I love both of these pieces. Driscoll really models the way in which a husband is to honor his wife. He doesn’t crack jokes about her or belittle her, he lifts her up and praises her publicly, extolling her virtues. That’s a very biblical way to husband. I love Driscoll’s emphasis on the family, and I pray that his influence in this area only spreads. Mohler is uncharacteristically tarty in his piece, and it’s really fun to read. He goes after the foolish arguments of the “small-family” contingent like a shark to blood. “[Ehrlich] once predicted that there was a good chance that London would not even exist in the year 2000. We can assume that the interview with Prince Philip is a sign that London still exists.” Whew. Ouch. In all seriousness, a piece with terrific punch and a stoutly biblical point to make.
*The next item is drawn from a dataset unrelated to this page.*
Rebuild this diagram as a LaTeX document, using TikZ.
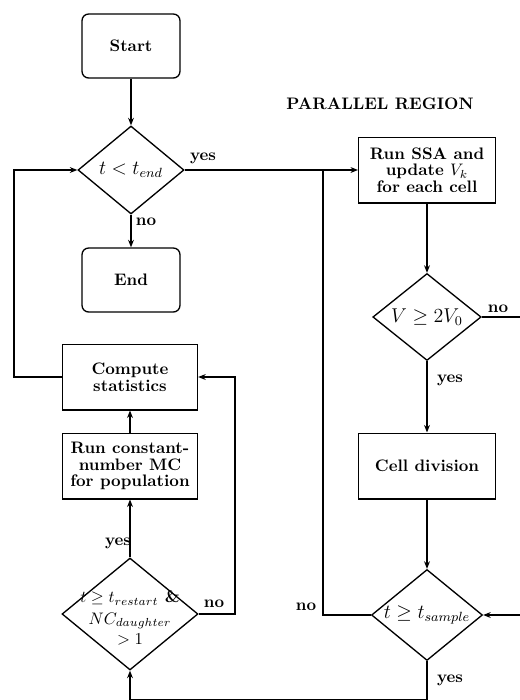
\documentclass[tikz,border=0pt]{standalone}
\usetikzlibrary{shapes.geometric,arrows.meta}
\begin{document}
\begin{tikzpicture}[x=0.6pt,y=-0.6pt,
  every node/.style={font=\bfseries},
  flow/.style={line width=0.8pt},
  arr/.style={flow,-{Stealth[length=4.5pt,width=3.5pt]}},
  term/.style={draw,line width=0.8pt,rounded corners=4pt,minimum width=58.8pt,minimum height=38.4pt,inner sep=0pt},
  proc/.style={draw,line width=0.8pt,minimum width=82pt,minimum height=39.4pt,inner sep=0pt,align=center},
  dec/.style={draw,line width=0.8pt,diamond,inner sep=0pt},
  cond/.style={font=\bfseries\large,align=center,inner sep=0pt},
  lbl/.style={inner sep=0pt,font=\bfseries}]
\useasboundingbox (0,0) rectangle (520,700);

% main loop (left column)
\node[term] (start) at (131,46) {Start};
\node[dec,minimum width=63.6pt,minimum height=52.8pt] (d1) at (131,170) {};
\node[cond] (c1) at (d1) {$t < t_{end}$};
\node[term] (stop) at (131,280) {End};
\node[proc,minimum width=81pt] (stats) at (130,377) {Compute\\[-2pt]statistics};
\node[proc,minimum width=81pt] (mc) at (130,466) {Run constant-\\[-2pt]number MC\\[-2pt]for population};
\node[dec,minimum width=81.6pt,minimum height=67.2pt] (d3) at (130,614) {};
\node[cond,font=\bfseries] (c3) at (130,618) {$t \geq t_{restart}$ \&\\[1pt]$NC_{daughter}$\\[0pt]$>1$};

% parallel region (right column)
\node (title) at (380,104) {PARALLEL REGION};
\node[proc] (ssa) at (427,170) {Run SSA and\\[-2pt]update $V_k$\\[-2pt]for each cell};
\node[dec,minimum width=65pt,minimum height=52.2pt] (d2) at (427,317) {};
\node[cond] (c2) at (d2) {$V \geq 2V_0$};
\node[proc] (div) at (427,466) {Cell division};
\node[dec,minimum width=66.6pt,minimum height=54.6pt] (d4) at (427,615) {};
\node[cond] (c4) at (d4) {$t \geq t_{sample}$};

% bend points and free ends
\coordinate (lt) at (14,170);
\coordinate (lb) at (14,377);
\coordinate (rn) at (235,614);
\coordinate (rs) at (235,377);
\coordinate (jn) at (323,170);
\coordinate (js) at (323,615);
\coordinate (e2) at (520,317);
\coordinate (e4) at (520,615);
\coordinate (bl) at (130,700);
\coordinate (br) at (427,700);

% connectors
\draw[arr] (start) -- (d1);
\draw[arr] (d1.south) -- (stop);
\draw[arr] (d1.east) -- (ssa.west);
\draw[arr] (stats.west) -- (lb) -- (lt) -- (d1.west);
\draw[arr] (mc.north) -- (stats.south);
\draw[arr] (d3.north) -- (mc.south);
\draw[arr] (d3.east) -- (rn) -- (rs) -- (stats.east);
\draw[arr] (ssa.south) -- (d2.north);
\draw[arr] (d2.south) -- (div.north);
\draw[flow] (d2.east) -- (e2);
\draw[arr] (div.south) -- (d4.north);
\draw[arr] (e4) -- (d4.east);
\draw[flow] (d4.west) -- (js) -- (jn);
\draw[arr] (d4.south) -- (br) -- (bl) -- (d3.south);

% branch labels
\node[lbl] (y1) at (203,158) {yes};
\node[lbl] (n1) at (146,222) {no};
\node[lbl] (n2) at (498,309) {no};
\node[lbl] (y2) at (450,380) {yes};
\node[lbl] (y3) at (118,543) {yes};
\node[lbl] (n3) at (214,604) {no};
\node[lbl] (n4) at (306,607) {no};
\node[lbl] (y4) at (450,680) {yes};
\end{tikzpicture}
\end{document}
Mohler’s piece in particular points me to reflect a bit on the awesome nature of raising children. I knew that having kids was a big deal before I entered into marriage, but now that I have a daughter, I am transfixed. My little girl captivates me. She is far and away the most significant thing I have ever created or could hope to create. She is a living emblem of joy and delight. Certain voices in secular culture have exerted considerable influence on the Christian church, and have convinced many parents that children, like caviar, are great, yes, but only in moderation. Can’t have too much of them or everything falls apart. Better to have just a little taste, and that only when one’s taste buds are ready.
On the contrary, I want to affirm with a boldness that I hope is righteous that having children beats anything else I’ve ever done and, in a way, that I ever will do. There is something positively mystical about creating (or adopting) a child and caring for it on a daily basis. It is a responsibility that no other task approaches in terms of import. Furthermore, one cannot purchase or sample this experience; you can’t rent a kid for an hour and get all the delights of parenting without the difficulties. You have to create (or adopt) a child to truly experience the full joy of children. Sure, you can have fun with other people’s kids, and yes, pets are sweet gifts from God, but for those who can have children (and some who want to cannot, sadly), there is no substitute for bringing life, albeit personalized life, into the world. It’s fun to work with kids or spend time with them, and it’s a joy to own a cat or a dog, but in a culture that sometimes encourages us to merely “sample” children or to think of “parenting” a pet as a significant undertaking, Christians need to affirm by principle and action the utterly unique and wonderful reality of creating (or adopting) and raising children for the glory of God.
This fills out my original point: just looking at my daughter’s smile blows away experiences I’ve previously loved–playing a good game of basketball, reading a good book, whatever. Parenting a child is an astounding thing. Yes, it’s hard. It is. No two ways about it. But it’s also the most rewarding thing I’ve ever done, and I’m only at the two-month stage, where my precious baby girl can barely smile. When she smiles at me, or plays little games with my hands as she sits on my lap, or makes strange sounds that sounds like a cat lifting off for extraterrestrial investigation, she reaches an area of my heart that nothing has ever touched. Spending time with one’s child brings one to a joy that cannot be reached otherwise, like a language one cannot speak without countless hours of study.
If you want an “experience”, then, don’t look for it in things, in passing, fading things of this world. If you’re married, or are likely going to be married, look for it in the most significant physical thing a person can do, God willing: create (or adopt) a child. Create a tribe of children. You’ll gain joy for yourself that you could not otherwise ever touch in this life. You’ll do something far more significant than anything work or play will allow you to do. You’ll leave a legacy in the form of a child, a living person, not a piece of paper or a deed to be spoken of. Vacations are fun, and books and movies and time with friends is great, but if you seek significance, and transcendence, and deep, untouchable joy, try children, the oldest, most traditional form of earthly delight.